Their findings will help both Palestinians and Israelis to better
understand the importance of preserving the purity of this water
source.
Despite the relatively large amount of legislation and the varied
possibilities for environmental enforcement on the part of the
public, most of the public's activities in the field of legal
advocacy for a better environment are confined to opposition and
lawsuits over construction projects. Very few suits, either
criminal or civil, are filed by members of the general public to
prevent pollution. And even where opposition to construction
projects is concerned, people are often daunted by the complexity
of the legal system. Because lawyers are expensive, in many
instances people often feel that they have no viable method of
using the legal system.
Thus, use of the courts is often left solely to environmental
organizations such as the IUED, which has filed the majority of
environmental lawsuits tried in Israel over the past several years.
The record shows that the judiciary is sensitive to environmental
issues and willing to hand down verdicts that halt pollution or
force polluters to take action.
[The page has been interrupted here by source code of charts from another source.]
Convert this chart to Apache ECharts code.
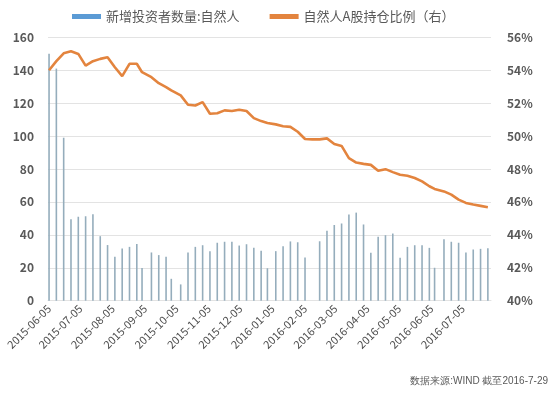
<!DOCTYPE html>
<html><head><meta charset="utf-8">
<script src="https://cdn.jsdelivr.net/npm/echarts@6/dist/echarts.min.js"></script>
<style>html,body{margin:0;padding:0;background:#fff}#c{width:553px;height:394px}</style>
</head><body><div id="c"></div>
<script>
const weekDates = ['2015-06-05','2015-06-12','2015-06-19','2015-06-26','2015-07-03','2015-07-10','2015-07-17','2015-07-24','2015-07-31','2015-08-07','2015-08-14','2015-08-21','2015-08-28','2015-09-02','2015-09-11','2015-09-18','2015-09-25','2015-09-30','2015-10-09','2015-10-16','2015-10-23','2015-10-30','2015-11-06','2015-11-13','2015-11-20','2015-11-27','2015-12-04','2015-12-11','2015-12-18','2015-12-25','2015-12-31','2016-01-08','2016-01-15','2016-01-22','2016-01-29','2016-02-05','2016-02-12','2016-02-19','2016-02-26','2016-03-04','2016-03-11','2016-03-18','2016-03-25','2016-04-01','2016-04-08','2016-04-15','2016-04-22','2016-04-29','2016-05-06','2016-05-13','2016-05-20','2016-05-27','2016-06-03','2016-06-08','2016-06-17','2016-06-24','2016-07-01','2016-07-08','2016-07-15','2016-07-22','2016-07-29'];
const newInvestors = [150,141,99,49.5,51,51.3,52.5,39.2,33.8,26.7,31.7,32.7,34.5,19.8,29.3,27.7,26.7,13.3,9.9,29.3,32.7,33.7,30.1,35.2,35.8,35.8,33.5,34.3,32.1,30.3,19.7,30.1,33,36,35.5,26.3,null,36.1,42.5,46,46.9,52.3,53.5,46.3,29.1,38.8,39.8,40.8,26.1,32.7,33.7,33.7,32.1,20,37.4,35.8,35.2,29.3,31.1,31.5,31.9];
const holdingRatio = [54.0,54.55,55.03,55.15,54.99,54.28,54.55,54.69,54.79,54.18,53.64,54.39,54.39,53.88,53.58,53.21,52.97,52.77,52.47,51.9,51.86,52.06,51.36,51.39,51.56,51.52,51.6,51.52,51.09,50.91,50.79,50.71,50.6,50.56,50.26,49.82,49.8,49.8,49.86,49.52,49.4,48.66,48.39,48.31,48.25,47.89,47.99,47.81,47.65,47.59,47.45,47.25,46.95,46.79,46.64,46.44,46.14,45.94,45.84,45.76,45.68];
const axisStart = '2015-06-04', axisEnd = '2016-08-01';
const seriesNames = ['新增投资者数量:自然人','自然人A股持仓比例（右）'];
const sourceText = '数据来源:WIND 截至2016-7-29';

function pad(n){return n<10?'0'+n:''+n;}
const days = [];
for (let d = new Date(axisStart+'T00:00:00Z'); d <= new Date(axisEnd+'T00:00:00Z'); d.setUTCDate(d.getUTCDate()+1)) {
  days.push(d.getUTCFullYear()+'-'+pad(d.getUTCMonth()+1)+'-'+pad(d.getUTCDate()));
}
const barData = weekDates.map((d,i)=>[d, newInvestors[i]==null?'-':newInvestors[i]]).filter(p=>p[1]!=='-');
const lineData = weekDates.map((d,i)=>[d, holdingRatio[i]]);
const font = '"Noto Sans CJK SC","Noto Sans",sans-serif';
const chart = echarts.init(document.getElementById('c'), null, {renderer:'canvas'});
chart.setOption({
  animation:false,
  textStyle:{fontFamily:font},
  legend:{
    top:5, left:67, itemGap:30, itemWidth:29, itemHeight:5,
    textStyle:{fontSize:13, color:'#595959', fontFamily:font},
    data:[{name:seriesNames[0], icon:'rect', itemStyle:{color:'#5b9bd5'}},{name:seriesNames[1], icon:'rect'}]
  },
  grid:{left:48, right:62, top:37.3, bottom:93.3},
  xAxis:{
    type:'category', data:days, boundaryGap:false,
    axisLine:{show:true, lineStyle:{color:'#e3e3e3'}},
    axisTick:{show:false},
    axisLabel:{
      rotate:45, fontSize:11, color:'#4d4d4d', margin:6, fontFamily:font,
      interval:(idx,val)=>val.slice(8)==='05' && val <= '2016-07-05'
    }
  },
  yAxis:[
    {type:'value', min:0, max:160, interval:20,
     axisLine:{show:false}, axisTick:{show:false},
     axisLabel:{fontSize:12, fontWeight:'bold', color:'#595959', margin:14},
     splitLine:{lineStyle:{color:'#e3e3e3'}}},
    {type:'value', min:40, max:56, interval:2,
     axisLine:{show:false}, axisTick:{show:false},
     axisLabel:{fontSize:12, fontWeight:'bold', color:'#595959', margin:16, formatter:v=>v+'%'},
     splitLine:{show:false}}
  ],
  series:[
    {name:seriesNames[0], type:'bar', data:barData, barWidth:1.6,
     itemStyle:{color:'#95adbc'}},
    {name:seriesNames[1], type:'line', yAxisIndex:1, data:lineData, showSymbol:false, symbol:'none',
     connectNulls:true, lineStyle:{color:'#e3843e', width:2.6}, itemStyle:{color:'#e3843e'}}
  ],
  graphic:[{type:'text', right:5, top:376, style:{text:sourceText, fontSize:10, fill:'#595959', font:'10px '+font}}]
});
</script></body></html>
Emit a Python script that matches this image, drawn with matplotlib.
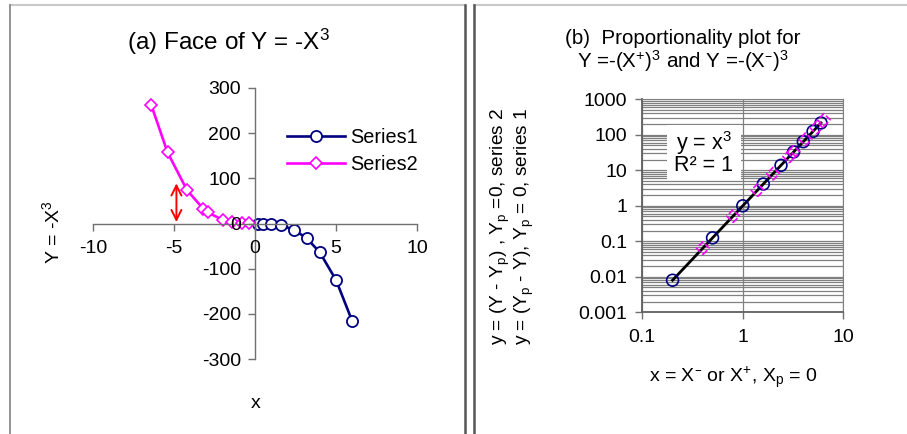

There is still a great need to
continue to develop better environmental laws and regulations,
especially those that would allow the public to receive more
information about polluters and pollution threats. It is no less
important to continue to enforce existing laws that force polluters
to pay for their actions. Experience has shown that the public must
be able to enforce its environmental rights and that the court
system is the central arena where this can be achieved.